One, two, three, four, five 
Everybody in the car 
Come on crew let’s ride 
To the Warehouse around the corner 
They’ve got every single thing we need 
To get our life back in order

Far be it from me to judge, but her subsequent purchases feel like that of a woman on the edge of a nervous breakdown (a kiddie pool, sheets, barbecue tools, outdoor seats, swimsuits, gardening tools, books, BIRD FEEDERS PLURAL).
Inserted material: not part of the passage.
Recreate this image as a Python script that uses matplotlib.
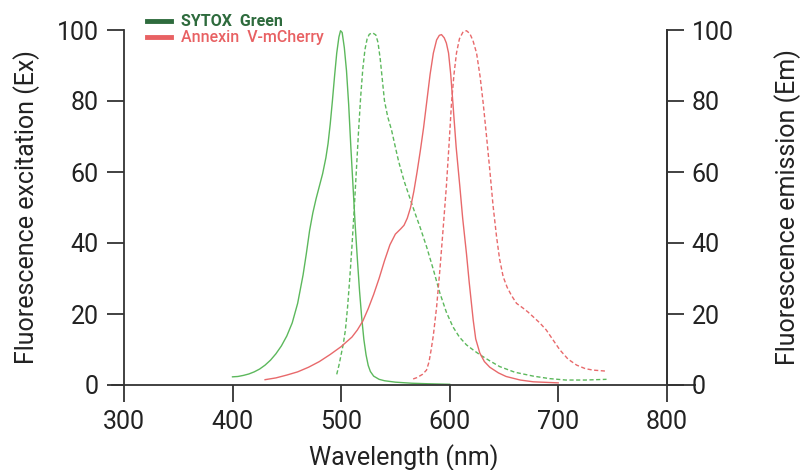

Her trolley overfloweth with random goods, including one of those balls covered in nipples and a book called ‘Natural Care’. Oh, and it bears mentioning again that this is all being SUNG to the tune of MAMBO NO. 5. 

You might think that having a little bit of nipple ball in your life is probably when it is time to call it a day, but this woman is utterly manic. “What else do we need? / They probably have it all in store! / Everywhere I look! / There’s bargains galore!” A snorkel mask! Pet treats! Cruskits! Even as a fan of both Lou Bega and Cruskits, I never expected to see the two combine forces. And I hate to say it, but Lou Bega deserves better than both Cruskits, and this chorus: 

A little bit of activewear in my life
This brand new dinner set feels just right
A Lego batmobile is all I need
These awesome T-shirts are so sweet
A little bit of sunscreen for the son
A teddy bear to hug me all night long
A comfy pair of new shorts, here I am
A little bit of shopping with the fam

I’ll tip my fedora to the pun re: sunscreen for the son/sun, but I will not clap my hands once, nor clap my hands twice at this total desecration of my sacred Cuban-inspired lothario childhood anthem. The spirit of ‘Mambo No. 5’ is not about awesome T-shirts nor comfy shorts, it is about a womaniser in a huge white suit who sees flirting as “just like a sport” and considers “you can’t run, and you can’t hide” to be a normal thing to say to a woman. 

But the biggest annoyance of all is that this ad is all about drumming up attention, which has clearly worked a charm in this instance. Guess I’ll add my name alongside Angela, Pamela, Sandra and Rita as yet another woman to be deeply played by the ‘Mambo No. 5’ multiverse.